For many who subscribe to these erroneous white genocide theories, there is a belief that a violent resistance is necessary, and those who commit acts of terror against immigrants, racialized people and religious minorities are seen as heroes for the cause.

In a lengthy manifesto obtained by police, the suspect in the Buffalo attack this past weekend apparently claimed to be inspired by the man who killed 51 people in the Christchurch, New Zealand, mosque shootings of 2019. The Christchurch shooter is believed to have taken some inspiration from the man who killed six and seriously injured five at a Quebec City mosque in 2017.

Ms. Ramalingam’s company has worked with tech companies, governments and organizations to intervene in the earliest stages of extremist activity online by developing an open-source system that redirects people who might be searching for “The Great Replacement” or other extremist terms online.

A user might be shown an ad in their results on a search engine or social media app that takes them to a page with “constructive alternative messages.” The most successful they’ve run so far in the U.S. simply said, “Anger and grief can be isolating,” and took users to a page with self-help or counselling resources.

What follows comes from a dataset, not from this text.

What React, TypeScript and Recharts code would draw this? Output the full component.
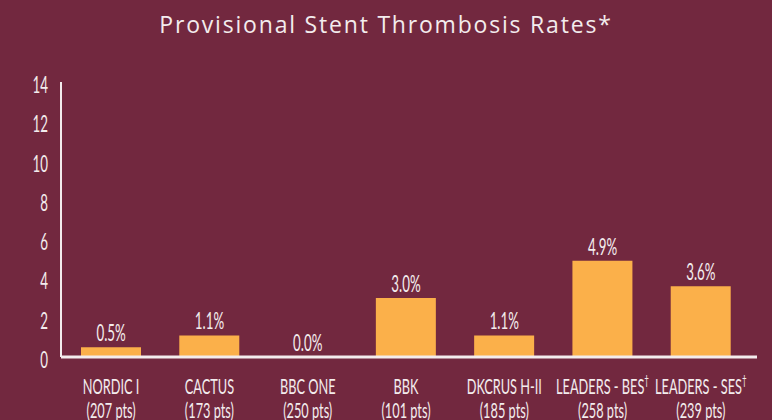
import React from "react";
import { ComposedChart, Bar, Line, XAxis, YAxis, LabelList } from "recharts";

const categories = ["NORDIC I", "CACTUS", "BBC ONE", "BBK", "DKCRUS H-II", "LEADERS - BES†", "LEADERS - SES†"];
const patients = ["(207 pts)", "(173 pts)", "(250 pts)", "(101 pts)", "(185 pts)", "(258 pts)", "(239 pts)"];
const rates = [0.5, 1.1, 0.0, 3.0, 1.1, 4.9, 3.6];
const yTicks = [0, 2, 4, 6, 8, 10, 12, 14];
const title = "Provisional Stent Thrombosis Rates*";

const data = categories.map((c, i) => ({ name: c, pts: patients[i], rate: rates[i] }));

const BG = "#72283f";
const BAR = "#fbb04a";
const TXT = "#f3eced";
const FONT = "Lato, 'Liberation Sans', Arial, sans-serif";
const SX = 0.58;

const XTick = (props: any) => {
  const { x, y, payload, index } = props;
  const label: string = payload.value;
  const hasDagger = label.endsWith("†");
  const main = hasDagger ? label.slice(0, -1) : label;
  return (
    <g>
      <text
        transform={`translate(${x},${y + 37}) scale(${SX},1)`}
        textAnchor="middle"
        fill={TXT}
        fontSize={22}
        fontFamily={FONT}
      >
        {main}
        {hasDagger && (
          <tspan fontSize={14} dy={-9}>
            †
          </tspan>
        )}
      </text>
      <text
        transform={`translate(${x},${y + 61}) scale(${SX},1)`}
        textAnchor="middle"
        fill={TXT}
        fontSize={22}
        fontFamily={FONT}
      >
        {patients[index]}
      </text>
    </g>
  );
};

const YTick = (props: any) => {
  const { x, y, payload } = props;
  return (
    <text
      transform={`translate(${x},${y + 11}) scale(${SX},1)`}
      textAnchor="end"
      fill={TXT}
      fontSize={23}
      fontFamily={FONT}
    >
      {payload.value}
    </text>
  );
};

const ValueLabel = (props: any) => {
  const { x, y, value } = props;
  return (
    <text
      transform={`translate(${x},${y - 6}) scale(${SX},1)`}
      textAnchor="middle"
      fill={TXT}
      fontSize={23}
      fontFamily={FONT}
    >
      {Number(value).toFixed(1) + "%"}
    </text>
  );
};

export default function App() {
  return (
    <div style={{ position: "fixed", left: 0, top: 0, width: 772, height: 420, background: BG }}>
      <div
        style={{
          position: "absolute",
          left: 0,
          top: 8,
          width: 772,
          textAlign: "center",
          color: TXT,
          fontFamily: "'Open Sans', sans-serif",
          fontSize: 23,
          letterSpacing: "1.8px",
          lineHeight: "32px",
        }}
      >
        {title}
      </div>
      <ComposedChart
        width={772}
        height={420}
        data={data}
        margin={{ top: 82, right: 15, bottom: 0, left: 0 }}
        barSize={60}
      >
        <YAxis
          type="number"
          domain={[0, 14]}
          ticks={yTicks}
          width={61}
          tickSize={0}
          tickMargin={13}
          tickLine={false}
          axisLine={{ stroke: TXT, strokeWidth: 2 }}
          tick={<YTick />}
          interval={0}
        />
        <XAxis
          dataKey="name"
          height={63}
          tickSize={0}
          tickMargin={0}
          tickLine={false}
          axisLine={{ stroke: TXT, strokeWidth: 3 }}
          tick={<XTick />}
          interval={0}
          padding={{ left: 1, right: 7 }}
        />
        <Bar dataKey="rate" fill={BAR} isAnimationActive={false} />
        <Line
          dataKey="rate"
          stroke="none"
          dot={false}
          activeDot={false}
          legendType="none"
          isAnimationActive={false}
        >
          <LabelList dataKey="rate" content={<ValueLabel />} />
        </Line>
      </ComposedChart>
    </div>
  );
}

In Alberta, the Organization for the Prevention of Violence, or OPV, has enrolled about 50 people in its psycho-social deradicalization program called Evolve since it launched in 2019. Many participants have found Evolve on their own, while others have been referred through family, friends or even the police or courts. The program experienced an uptick in referrals since the winter convoy protests.

Though some subscribe to conspiracy theories like “The Great Replacement,” staff in the program never start off trying to correct or argue with the beliefs of participants, explained Michael King, OPV’s director of research. For one, it just makes their beliefs more entrenched, and also it doesn’t do much to build trust with people who usually have high levels of mistrust in institutions.

Instead, he said, mentors (who were previously involved in extremism themselves), social workers and a psychologist look at things the participant might be struggling with: securing housing, for example, or finding a new job.

“If you start helping them with that [and] you’re sticking with them for a few months, then they start saying, ‘Okay, I can trust this person.’ And slowly but surely you get to a point where ideology can be a topic that will be put on the table and discussed.”

Both Mr. King and Ms. Ramalingam said sustained funding is necessary for this work and the deployment of those funds must be community-based, where social workers and psychologists can better tailor their approach to local needs. Most Evolve participants, for example, have been with the program for more than two years, Mr. King said.

The way these extremism movements have proliferated online through platforms such as Discord and Twitch (the latter of which the Buffalo shooter used to livestream his attack) has made the work of deradicalization especially difficult.

“A lot of people who are trying to disengage will find it difficult because of the online environment – they can access it so easily,” said Mr. King. “It’s there, it’s always there.”